30 November 2017   09:16 Diperbarui: 30 November 2017   17:15 8405
+
Laporkan Konten
Laporkan Akun
Kompasiana adalah platform blog. Konten ini menjadi tanggung jawab bloger dan tidak mewakili pandangan redaksi Kompas.
Lihat foto
Aksi 212 di Monas. Foto: republika.co.id

Miris. Gerakan Bela Islam 212 yang didasari keprihatinan karena keyakinannya dinistakan, kini dijadikan "berhala" oleh sekelompok orang. Gerakan apapun dikaitkan dengan Aksi 212. Lazimnya budaya pop, sesuatu yang diputar terus-menerus akan kehilangan greget dan akhirnya membosankan.

Sulit memungkiri kebesaran aksi umat Islam pada tanggal 2 Desember 2016 yang diinisiasi Gerakan Nasional Pengawal Fatwa (GNPF) MUI dan kemudian dikenal sebagai gerakan Bela Islam 212. Lautan manusia memenuhi areal Monumen Nasioanal dan sekitarnya dengan satu tujuan yakni menyuarakan kemarahannya karena keyakinannya dinistakan. Berdiri tegak di bawah guyuran hujan sambil terus meneriakkan kebesaran Tuhan, hanya mungkin terjadi manakala ada sesuatu yang luar biasa sebagai penggeraknya. Makanan dan minuman mengalir dari berbagai penjuru tanpa ada yang mengkoordinir. Gerakan 212 semakin sempurna karena  berjalan tertib tanpa menimbulkan kerusakan, tanpa meninggalkan sampah, tanpa gesekan dengan pihak-pihak yang berseberangan.

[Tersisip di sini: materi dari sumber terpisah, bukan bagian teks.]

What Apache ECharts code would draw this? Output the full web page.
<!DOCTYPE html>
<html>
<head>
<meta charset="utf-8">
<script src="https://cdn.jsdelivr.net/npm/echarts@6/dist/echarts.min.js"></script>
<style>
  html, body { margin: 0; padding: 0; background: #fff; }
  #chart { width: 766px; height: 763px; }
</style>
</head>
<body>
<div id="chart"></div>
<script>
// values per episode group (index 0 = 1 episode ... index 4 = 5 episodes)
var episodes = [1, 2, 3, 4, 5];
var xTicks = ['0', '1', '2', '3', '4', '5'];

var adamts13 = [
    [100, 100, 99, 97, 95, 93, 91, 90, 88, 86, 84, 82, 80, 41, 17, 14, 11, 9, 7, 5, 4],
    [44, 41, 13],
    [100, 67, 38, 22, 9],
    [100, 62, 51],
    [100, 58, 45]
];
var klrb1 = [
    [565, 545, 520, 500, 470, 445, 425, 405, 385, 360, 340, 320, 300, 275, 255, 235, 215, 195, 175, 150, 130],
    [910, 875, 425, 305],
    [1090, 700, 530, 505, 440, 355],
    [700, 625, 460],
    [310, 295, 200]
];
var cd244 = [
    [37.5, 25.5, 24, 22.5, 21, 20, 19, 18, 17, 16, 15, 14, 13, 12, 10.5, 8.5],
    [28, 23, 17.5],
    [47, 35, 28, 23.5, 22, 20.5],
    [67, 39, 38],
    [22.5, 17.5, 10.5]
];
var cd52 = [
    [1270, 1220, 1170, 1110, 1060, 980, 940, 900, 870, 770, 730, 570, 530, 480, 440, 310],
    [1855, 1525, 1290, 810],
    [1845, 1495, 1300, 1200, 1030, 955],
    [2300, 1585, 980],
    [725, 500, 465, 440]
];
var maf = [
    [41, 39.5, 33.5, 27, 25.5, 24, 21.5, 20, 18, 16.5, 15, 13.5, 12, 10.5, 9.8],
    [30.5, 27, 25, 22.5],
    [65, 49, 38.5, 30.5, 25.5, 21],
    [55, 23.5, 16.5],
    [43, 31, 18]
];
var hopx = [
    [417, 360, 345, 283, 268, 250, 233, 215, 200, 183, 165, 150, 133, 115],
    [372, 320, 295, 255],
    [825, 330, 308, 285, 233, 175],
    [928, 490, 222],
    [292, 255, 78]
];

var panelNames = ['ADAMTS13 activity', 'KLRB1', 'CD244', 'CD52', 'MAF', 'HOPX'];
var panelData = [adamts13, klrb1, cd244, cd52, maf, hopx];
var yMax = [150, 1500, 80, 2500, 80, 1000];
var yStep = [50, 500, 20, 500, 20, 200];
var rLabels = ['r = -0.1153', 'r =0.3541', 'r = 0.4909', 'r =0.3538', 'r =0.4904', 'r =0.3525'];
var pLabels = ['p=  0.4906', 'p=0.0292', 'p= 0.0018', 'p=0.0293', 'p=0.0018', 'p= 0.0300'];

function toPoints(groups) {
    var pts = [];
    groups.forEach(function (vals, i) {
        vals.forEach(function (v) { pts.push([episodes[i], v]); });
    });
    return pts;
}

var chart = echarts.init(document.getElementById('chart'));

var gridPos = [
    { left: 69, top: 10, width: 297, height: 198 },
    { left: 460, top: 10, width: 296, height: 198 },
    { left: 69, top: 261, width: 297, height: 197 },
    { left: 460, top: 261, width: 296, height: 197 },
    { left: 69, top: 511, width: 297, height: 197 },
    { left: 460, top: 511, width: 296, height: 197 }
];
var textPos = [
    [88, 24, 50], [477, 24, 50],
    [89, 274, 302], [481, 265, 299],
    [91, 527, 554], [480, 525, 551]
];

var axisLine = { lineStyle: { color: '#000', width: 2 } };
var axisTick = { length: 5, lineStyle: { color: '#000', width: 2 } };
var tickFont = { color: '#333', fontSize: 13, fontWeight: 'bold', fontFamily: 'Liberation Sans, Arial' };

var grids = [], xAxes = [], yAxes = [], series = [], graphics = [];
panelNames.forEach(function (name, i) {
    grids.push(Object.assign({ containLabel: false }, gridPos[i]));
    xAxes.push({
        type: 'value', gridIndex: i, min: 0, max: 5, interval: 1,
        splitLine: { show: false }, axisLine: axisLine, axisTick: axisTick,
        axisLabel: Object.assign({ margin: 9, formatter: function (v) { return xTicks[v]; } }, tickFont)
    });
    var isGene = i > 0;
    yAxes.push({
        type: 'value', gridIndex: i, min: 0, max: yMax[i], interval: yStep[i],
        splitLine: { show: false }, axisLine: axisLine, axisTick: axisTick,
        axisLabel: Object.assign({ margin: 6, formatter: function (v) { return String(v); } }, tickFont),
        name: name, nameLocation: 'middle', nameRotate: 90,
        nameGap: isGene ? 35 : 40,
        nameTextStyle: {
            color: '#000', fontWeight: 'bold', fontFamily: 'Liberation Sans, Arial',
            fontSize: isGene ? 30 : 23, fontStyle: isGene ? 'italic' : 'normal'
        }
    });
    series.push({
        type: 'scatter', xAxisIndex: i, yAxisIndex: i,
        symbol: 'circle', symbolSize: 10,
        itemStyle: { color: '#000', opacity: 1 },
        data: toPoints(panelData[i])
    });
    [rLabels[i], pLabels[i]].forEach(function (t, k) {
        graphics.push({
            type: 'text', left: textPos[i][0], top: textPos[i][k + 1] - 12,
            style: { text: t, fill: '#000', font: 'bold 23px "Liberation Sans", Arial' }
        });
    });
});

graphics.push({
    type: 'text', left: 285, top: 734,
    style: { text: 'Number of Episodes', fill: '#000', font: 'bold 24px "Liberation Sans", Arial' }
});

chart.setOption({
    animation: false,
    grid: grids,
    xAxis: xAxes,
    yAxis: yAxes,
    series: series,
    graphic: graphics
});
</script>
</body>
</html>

Gerakan 212 tidak mungkin bisa terulang tanpa adanya isu perekat yang sangat kuat. Mengapa? Sebab Gerakan 212 bukan karena seruan Habib Rizieq Syihab semata, bukan juga karena Abdullah Gymnastiar (Aa Gym), apalagi Amien Rais. Gerakan 212 juga bukan gerakan politik demi tujuan kekuasaan. Sebagian besar Umat Islam yang mengikuti Aksi 212 terbebas dari ikatan mazhab, organisasi, apalagi pandangan politik tertentu. Ada beberapa alasan yang bisa dikemukakan sebagai dasar kesimpulan demikian.

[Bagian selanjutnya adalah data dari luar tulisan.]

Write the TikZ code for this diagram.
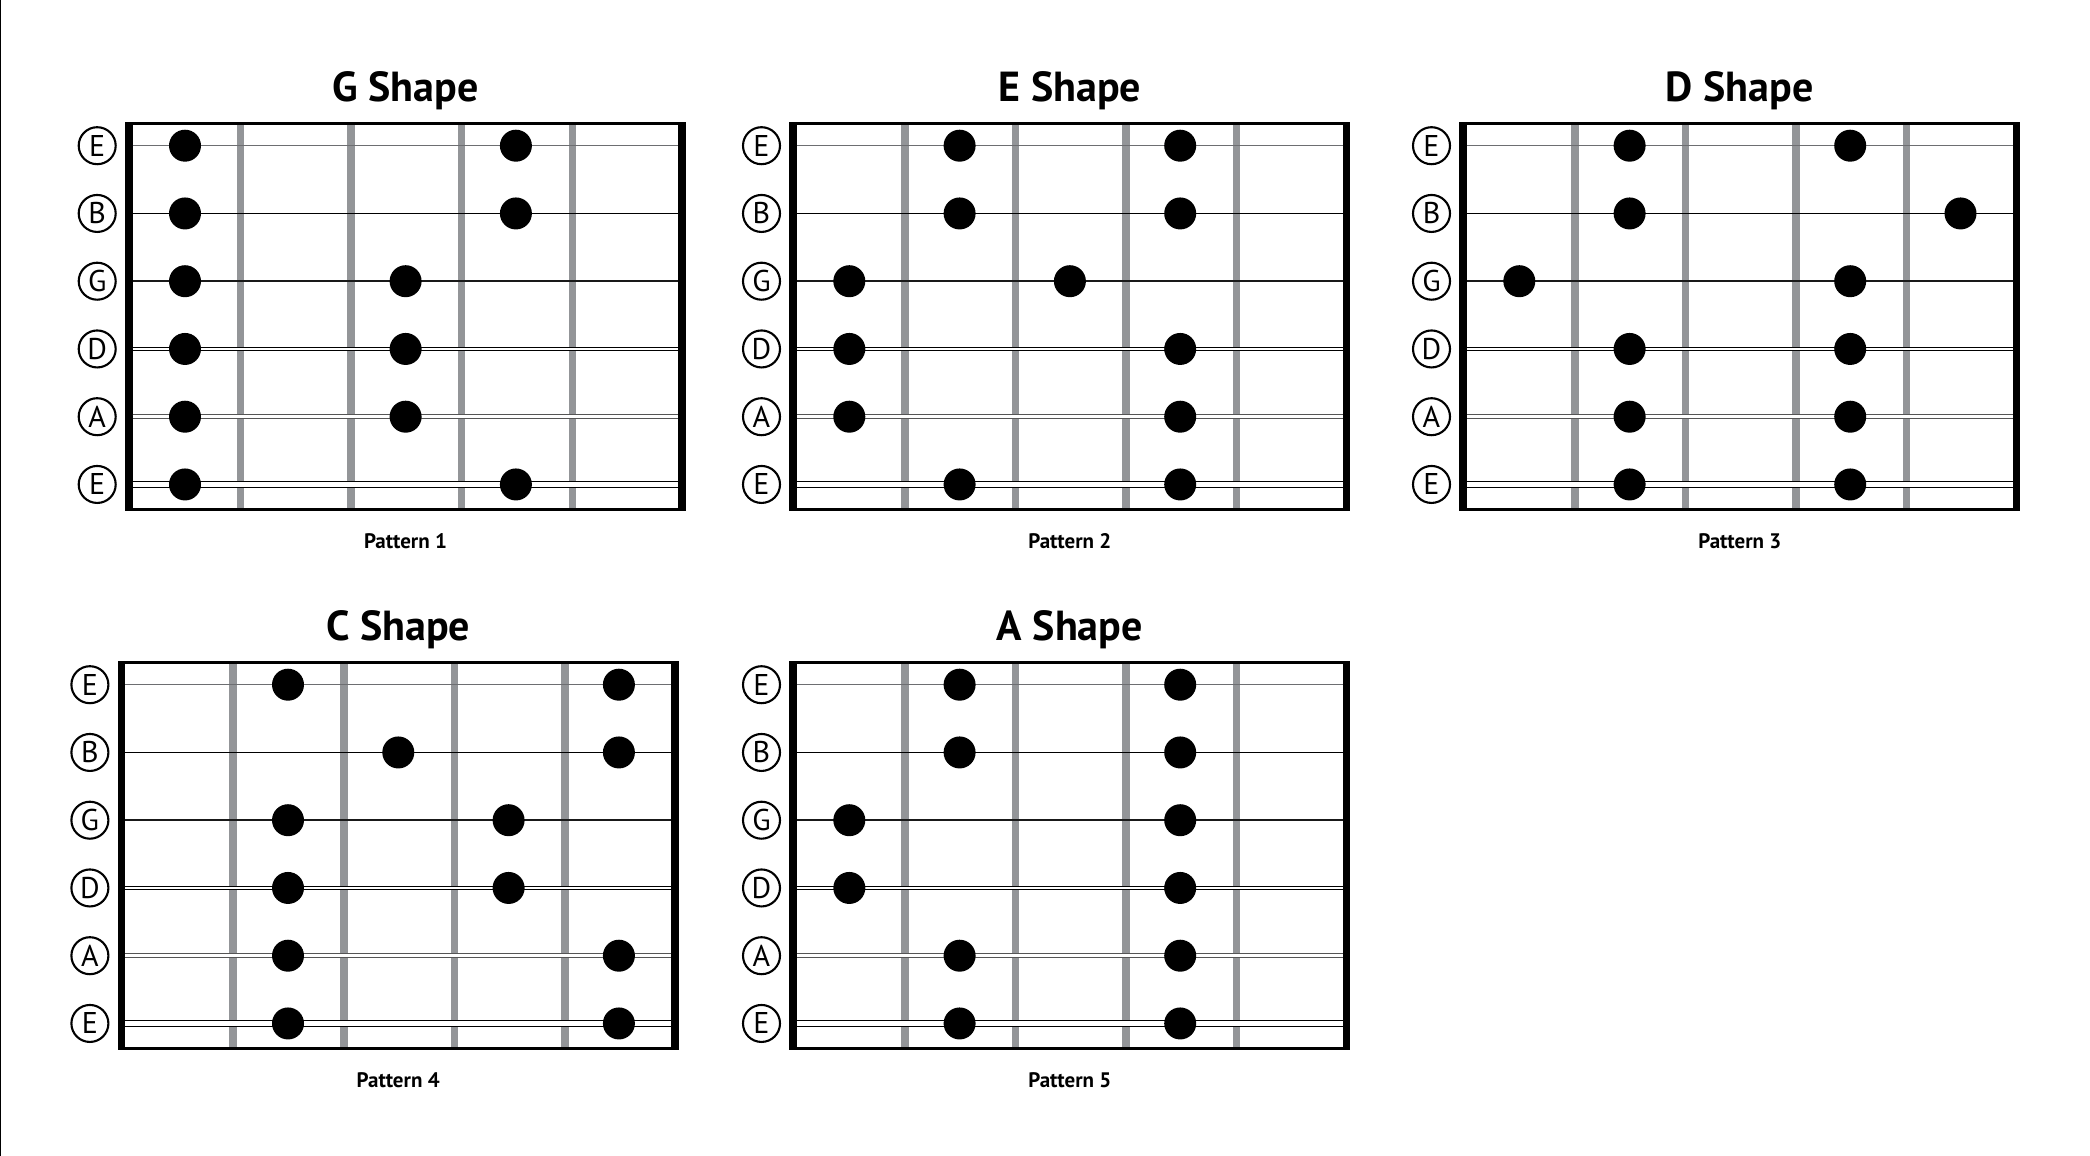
\documentclass[tikz,border=0pt]{standalone}
\usepackage{fontspec}
\setmainfont{PT Sans}
\definecolor{fretgray}{HTML}{939598}
\definecolor{strgray}{HTML}{6D6E71}
\definecolor{agray}{HTML}{555555}
\tikzset{
  fretline/.style={fretgray, line width=7.5pt},
  hiE/.style={strgray, line width=1.2pt},
  Bstr/.style={black, line width=1.8pt},
  Gstr/.style={black!90, line width=2.2pt},
  dotnode/.style={circle, fill=black, draw=none, minimum size=32pt, inner sep=0pt},
  strlab/.style={circle, draw=black, line width=2.1pt, minimum size=37pt, inner sep=0pt,
    font=\fontsize{30}{30}\selectfont},
  titlestyle/.style={font=\bfseries\fontsize{42}{42}\selectfont, inner sep=0pt},
  patstyle/.style={font=\bfseries\fontsize{21}{21}\selectfont, inner sep=0pt},
}
% #1 name, #2 x, #3 y, #4 title, #5 pattern label, #6 dots string/column
\newcommand{\fboard}[6]{%
  \begin{scope}[shift={(#2,#3)}]
    \fill[black] (0,0) rectangle (561,389);
    \fill[white] (7.6,3.3) rectangle (553.4,386);
    \foreach \k in {1,...,4}
      \draw[fretline] ({115.5+110.6*(\k-1)},3.3) -- ({115.5+110.6*(\k-1)},386);
    % strings
    \draw[hiE] (7.6,24) -- (553.4,24);
    \draw[Bstr] (7.6,91.75) -- (553.4,91.75);
    \draw[Gstr] (7.6,159.5) -- (553.4,159.5);
    \draw[black, line width=4.6pt] (7.6,227.25) -- (553.4,227.25);
    \draw[white, line width=2.4pt] (7.6,227.25) -- (553.4,227.25);
    \draw[agray, line width=5pt] (7.6,295) -- (553.4,295);
    \draw[white, line width=2.6pt] (7.6,295) -- (553.4,295);
    \draw[black, line width=7.4pt] (7.6,362.75) -- (553.4,362.75);
    \draw[white, line width=5.2pt] (7.6,362.75) -- (553.4,362.75);
    % string labels
    \foreach \i/\l in {1/E,2/B,3/G,4/D,5/A,6/E}
      \node[strlab] (#1-lab\i) at (-27.8,{24+67.75*(\i-1)}) {\l};
    % dots
    \foreach \s/\c in {#6}
      \node[dotnode] (#1-d\s\c) at ({60+110.3*(\c-1)},{24+67.75*(\s-1)}) {};
    \node[titlestyle, anchor=base] (#1-title) at (280.5,-20) {#4};
    \node[patstyle, anchor=base] (#1-pat) at (280.5,427) {#5};
  \end{scope}}
\begin{document}
\begin{tikzpicture}[x=1pt, y=-1pt]
  \fill[white] (0,0) rectangle (2090,1156);
  \useasboundingbox (0,0) rectangle (2090,1156);
  \draw[black, line width=1.2pt] (0.6,0) -- (0.6,1156);
  \fboard{g}{125}{121.7}{G Shape}{Pattern 1}{1/1,1/4,2/1,2/4,3/1,3/3,4/1,4/3,5/1,5/3,6/1,6/4}
  \fboard{e}{789.3}{121.7}{E Shape}{Pattern 2}{1/2,1/4,2/2,2/4,3/1,3/3,4/1,4/4,5/1,5/4,6/2,6/4}
  \fboard{d}{1459.3}{121.7}{D Shape}{Pattern 3}{1/2,1/4,2/2,2/5,3/1,3/4,4/2,4/4,5/2,5/4,6/2,6/4}
  \fboard{c}{117.7}{660.7}{C Shape}{Pattern 4}{1/2,1/5,2/3,2/5,3/2,3/4,4/2,4/4,5/2,5/5,6/2,6/5}
  \fboard{a}{789.3}{660.7}{A Shape}{Pattern 5}{1/2,1/4,2/2,2/4,3/1,3/4,4/1,4/4,5/2,5/4,6/2,6/4}
\end{tikzpicture}
\end{document}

Pertama, gerakan yang digelar setelah Aksi 212 sangat terbatas- baik jumlah maupun gaungnya, meski atas ajakan tokoh-tokoh yang terlibat aktif dalam Gerakan 212. Sebagai contoh, Aksi 1212 berupa sholat Subuh berjamaah di Lapangan Gasibu Bandung yang diinisiasi Aa Gym. Demikian juga saat Rizieq Syibab diperiksa kepolisian, baik Polda Metrio Jaya maupun Polda Jawa Barat. 

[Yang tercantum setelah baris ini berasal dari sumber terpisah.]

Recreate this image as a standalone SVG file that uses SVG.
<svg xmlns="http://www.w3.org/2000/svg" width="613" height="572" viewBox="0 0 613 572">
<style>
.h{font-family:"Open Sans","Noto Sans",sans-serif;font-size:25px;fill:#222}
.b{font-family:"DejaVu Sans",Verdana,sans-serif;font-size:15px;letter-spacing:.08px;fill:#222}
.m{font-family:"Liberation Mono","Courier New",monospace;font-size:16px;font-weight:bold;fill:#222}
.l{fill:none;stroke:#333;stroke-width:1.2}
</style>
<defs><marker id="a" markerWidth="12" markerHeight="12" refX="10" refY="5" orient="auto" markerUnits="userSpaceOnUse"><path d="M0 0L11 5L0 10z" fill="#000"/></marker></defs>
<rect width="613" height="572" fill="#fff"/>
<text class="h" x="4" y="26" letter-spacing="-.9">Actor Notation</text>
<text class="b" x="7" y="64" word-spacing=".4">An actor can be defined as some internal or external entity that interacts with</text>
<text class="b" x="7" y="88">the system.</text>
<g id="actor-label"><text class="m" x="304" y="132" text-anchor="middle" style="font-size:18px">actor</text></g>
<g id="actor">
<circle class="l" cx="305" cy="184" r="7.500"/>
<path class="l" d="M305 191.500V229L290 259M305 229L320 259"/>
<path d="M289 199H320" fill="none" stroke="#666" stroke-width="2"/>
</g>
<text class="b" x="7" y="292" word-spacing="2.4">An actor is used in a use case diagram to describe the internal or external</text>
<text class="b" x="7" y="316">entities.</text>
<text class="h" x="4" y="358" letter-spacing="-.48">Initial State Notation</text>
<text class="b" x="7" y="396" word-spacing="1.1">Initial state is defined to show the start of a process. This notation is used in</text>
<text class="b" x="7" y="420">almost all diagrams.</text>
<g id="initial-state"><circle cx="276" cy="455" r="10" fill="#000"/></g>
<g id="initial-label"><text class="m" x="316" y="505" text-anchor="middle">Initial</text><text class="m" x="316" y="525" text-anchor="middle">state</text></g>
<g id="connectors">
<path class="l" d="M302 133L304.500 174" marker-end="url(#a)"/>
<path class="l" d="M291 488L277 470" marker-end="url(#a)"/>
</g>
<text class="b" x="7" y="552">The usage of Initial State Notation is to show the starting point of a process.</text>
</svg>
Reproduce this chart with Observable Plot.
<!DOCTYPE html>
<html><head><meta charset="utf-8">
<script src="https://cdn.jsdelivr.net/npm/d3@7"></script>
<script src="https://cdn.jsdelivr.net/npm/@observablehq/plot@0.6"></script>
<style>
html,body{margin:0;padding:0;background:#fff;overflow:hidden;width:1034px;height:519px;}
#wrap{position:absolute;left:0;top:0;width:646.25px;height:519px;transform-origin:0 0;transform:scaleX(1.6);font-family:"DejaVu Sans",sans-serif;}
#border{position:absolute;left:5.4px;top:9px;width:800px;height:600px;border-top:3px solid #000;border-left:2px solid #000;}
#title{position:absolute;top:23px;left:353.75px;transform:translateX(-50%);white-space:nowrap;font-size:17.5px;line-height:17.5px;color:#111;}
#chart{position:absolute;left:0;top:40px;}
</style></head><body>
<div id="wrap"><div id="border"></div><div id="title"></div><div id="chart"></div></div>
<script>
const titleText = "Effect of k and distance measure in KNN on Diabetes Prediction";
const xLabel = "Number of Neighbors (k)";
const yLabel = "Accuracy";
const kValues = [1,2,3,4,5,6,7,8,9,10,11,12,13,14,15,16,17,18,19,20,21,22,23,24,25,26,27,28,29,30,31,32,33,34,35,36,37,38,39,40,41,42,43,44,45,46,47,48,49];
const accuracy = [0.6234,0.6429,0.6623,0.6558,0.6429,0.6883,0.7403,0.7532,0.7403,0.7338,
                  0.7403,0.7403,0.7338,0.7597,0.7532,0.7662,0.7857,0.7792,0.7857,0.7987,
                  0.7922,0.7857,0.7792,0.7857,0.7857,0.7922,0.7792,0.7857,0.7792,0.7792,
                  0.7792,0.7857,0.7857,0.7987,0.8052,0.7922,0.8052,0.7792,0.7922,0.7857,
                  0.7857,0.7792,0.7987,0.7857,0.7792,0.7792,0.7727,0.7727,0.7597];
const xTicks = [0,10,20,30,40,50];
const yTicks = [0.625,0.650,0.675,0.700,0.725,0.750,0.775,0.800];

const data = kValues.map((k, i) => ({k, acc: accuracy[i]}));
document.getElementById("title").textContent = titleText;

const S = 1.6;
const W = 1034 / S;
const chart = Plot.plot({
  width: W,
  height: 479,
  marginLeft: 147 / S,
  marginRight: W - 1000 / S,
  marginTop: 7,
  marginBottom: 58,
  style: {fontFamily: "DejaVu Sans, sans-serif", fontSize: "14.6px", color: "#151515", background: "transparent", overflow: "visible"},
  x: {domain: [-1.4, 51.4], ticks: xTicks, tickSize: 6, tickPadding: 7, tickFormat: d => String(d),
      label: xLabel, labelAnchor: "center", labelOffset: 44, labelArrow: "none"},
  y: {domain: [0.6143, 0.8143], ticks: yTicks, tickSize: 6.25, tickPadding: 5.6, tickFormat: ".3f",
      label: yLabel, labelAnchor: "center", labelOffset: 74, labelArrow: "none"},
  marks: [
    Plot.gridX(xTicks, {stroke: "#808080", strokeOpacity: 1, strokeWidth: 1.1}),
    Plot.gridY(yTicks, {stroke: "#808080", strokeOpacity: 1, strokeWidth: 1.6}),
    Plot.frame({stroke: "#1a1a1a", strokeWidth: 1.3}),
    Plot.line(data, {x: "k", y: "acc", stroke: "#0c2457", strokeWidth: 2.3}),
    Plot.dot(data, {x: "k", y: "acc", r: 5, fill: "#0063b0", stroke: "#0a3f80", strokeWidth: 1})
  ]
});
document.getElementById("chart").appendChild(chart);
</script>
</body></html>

Bahkan dalam aksi di DPR yang digelar Alumni 212 pada tanggal 24 Oktober 2017 lalu hanya diikuti seribuan orang. Padahal isu yang diusung sangat strategis yakni memberi tekanan agar anggota DPR menolak Perppu Ormas menjadi UU karena dianggap akan merugikan umat Islam.

Kedua, upaya melembagakan Aksi  212 menjadi gerakan politik praktis juga gagal. Rencana pembentukan Partai Syariah tidak mendapat sambutan. Mayoritas peserta Aksi 212 merasa tidak memiliki ikatan dengan Partai Syariah yang dideklarasikan Siti Asmah Ratu Agung dan beberapa mantan penggerak Aksi 212.

Ketiga, kesadaran umat Islam yang tidak mau diperalat demi tujuan-tujuan pribadi maupun politik.  Kepatuhan terhadap pimpinan ormas keagamaan dan tokoh agama, sebatas pada isu-isu yang memang bersinggungan langsung dengan keyakinannya. Umat Islam yang tidak bernaung di bawah Front Pembela Islam, tetap bersimpatik pada perjuangan Habib Rizieq dalam menegakkan amar ma'ruf nahi munkar, tapi tidak pada pandangan politiknya, apalagi tindakan pribadinya. Umat Islam sangat respek pada seruan-seruan dan dakwah Aa Gym, Bachtiar Nasir hingga KH Muhammad Arifin Ilham. Tetapi tidak akan bergerak ketika mereka berseru urusan di luar koteks agama.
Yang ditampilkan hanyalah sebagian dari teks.